Data halls typically use standardized racks, hot-aisle or cold-aisle containment, raised floors or overhead distribution, and redundant power and cooling paths. Operators equip these rooms with environmental and electrical monitoring, fire detection and suppression, and physical access controls.

2. Enterprise Usage and Architectural Context

Enterprises use data halls to segment workloads, tenants, or security zones within a single facility while maintaining shared building infrastructure. Colocation providers often allocate data halls as dedicated suites or shared areas aligned to service-level and compliance requirements.

Architects design data halls in relation to supporting spaces such as meet-me rooms, network rooms, and power and cooling plant rooms. This layout enables predictable capacity planning, scalability, and alignment with tiered reliability and availability classifications.

3. Related or Adjacent Technologies

Data halls operate in conjunction with technologies such as uninterruptible power supplies, power distribution units, chillers, computer room Adaptive Incident Response (AIR) handlers, and Direct Liquid Cooling (DLC) systems. These systems provide the electrical and thermal management envelope for the housed IT equipment.

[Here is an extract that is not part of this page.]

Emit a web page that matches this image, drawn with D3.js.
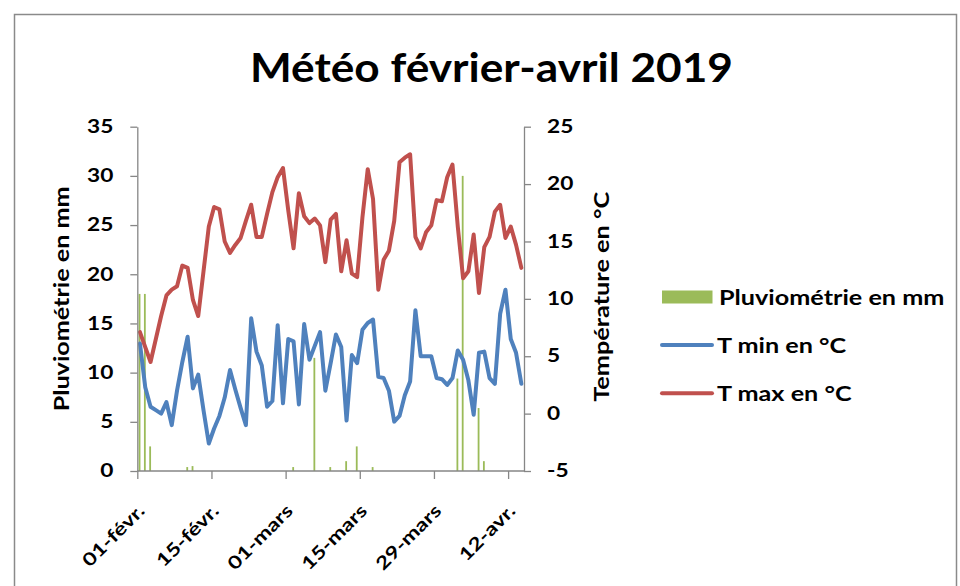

Data halls also interface with physical security systems, building management systems, Data Center Infrastructure Management (DCIM) platforms, and fire safety systems. These integrations support monitoring, control, and reporting for operations, audits, and regulatory compliance.

4. Business and Operational Significance

For enterprises and service providers, data halls represent the controllable environment where digital services and applications physically reside. Their design and operation affect capacity utilization, reliability targets, energy efficiency, and operating costs.

Data halls also play a role in meeting regulatory, contractual, and industry framework requirements related to availability, physical security, environmental controls, and auditability. Their configuration influences how organizations allocate workloads between on-premises (on-prem), colocation, and cloud architectures.